2. The "Engineering Financial Model": Don’t wait for budget requests. Create a simple financial model for your team. This doesn't need to be complex, but it should map out anticipated expenses (salaries, cloud costs, tools, etc.) against projected deliverables and timelines. Think of it as a translation layer – converting engineering plans into financial terms. A basic spreadsheet outlining anticipated costs by category, tied to key project milestones, is a great starting point.

3. Regular Financial Check-Ins: Schedule regular meetings with your finance business partner (BPs). Don't just reach out when you need money. Use these meetings to: *Share Your Roadmap: Walk them through your team's priorities for the next quarter, highlighting any potential financial implications.

  • Discuss Resource Allocation: Proactively address potential resource constraints and brainstorm solutions. *Review Spending: Track actual expenses against your model and identify any discrepancies.
  • Early Warnings: Alert them to any potential cost overruns or budget adjustments before they become critical problems.

4. Transparency is Key: Be honest about your team's spending and any challenges you're facing.

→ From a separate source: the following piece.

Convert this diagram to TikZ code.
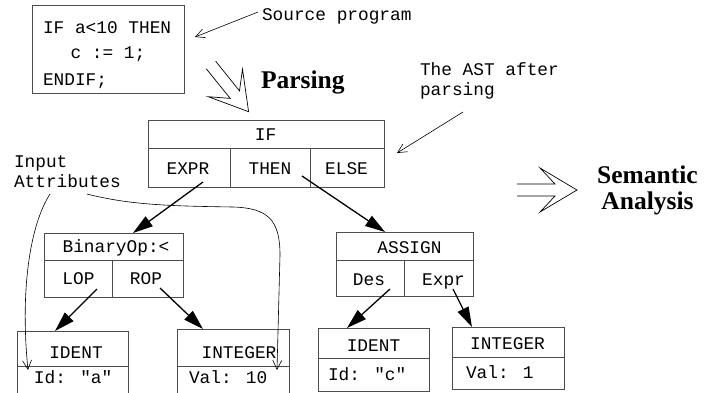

Hiding problems only makes them worse.

5. Documentation and Justification – Done Right: Instead of treating budget requests as an afterthought, incorporate them into your project planning. Clearly articulate the business value of each expenditure – how it contributes to key company objectives. Think beyond technical specs and focus on ROI.

The Consequences of Neglect: A Cautionary Tale

I’ve witnessed firsthand the devastation that can result from neglecting financial coordination. At one company, a team aggressively pursued a new database technology without properly accounting for the long-term maintenance costs. They secured funding based on short-term gains, but the infrastructure became unsustainable, ultimately leading to significant financial losses and a major restructuring. This situation was exacerbated by a lack of transparent communication between engineering and finance. The team viewed financial concerns as impediments to innovation, while finance saw them as reckless spenders. The key takeaway here is that technical brilliance, without financial responsibility, can be detrimental to the entire organization.

Tools for Success

Here are three key steps to help you implement proactive financial coordination:

  • Create Your Engineering Financial Model: Even a basic spreadsheet outlining anticipated costs can dramatically improve communication.
  • Schedule Regular Check-Ins: Proactive communication is essential. Aim for monthly or quarterly meetings with your finance BP.
  • Focus on Business Value: When requesting funding, clearly articulate the ROI of each expenditure.

It’s not just about the money. Strong finance and budgeting coordination isn’t just about securing funding; it’s about building trust, fostering collaboration, and aligning engineering efforts with overall business objectives. It's about shifting from a transactional relationship to a strategic partnership. Recognizing that many engineering leaders lack formal financial training, remember that building this partnership starts with open communication and a willingness to learn. By adopting a proactive approach, you can empower your team to deliver value faster, more efficiently, and with greater confidence.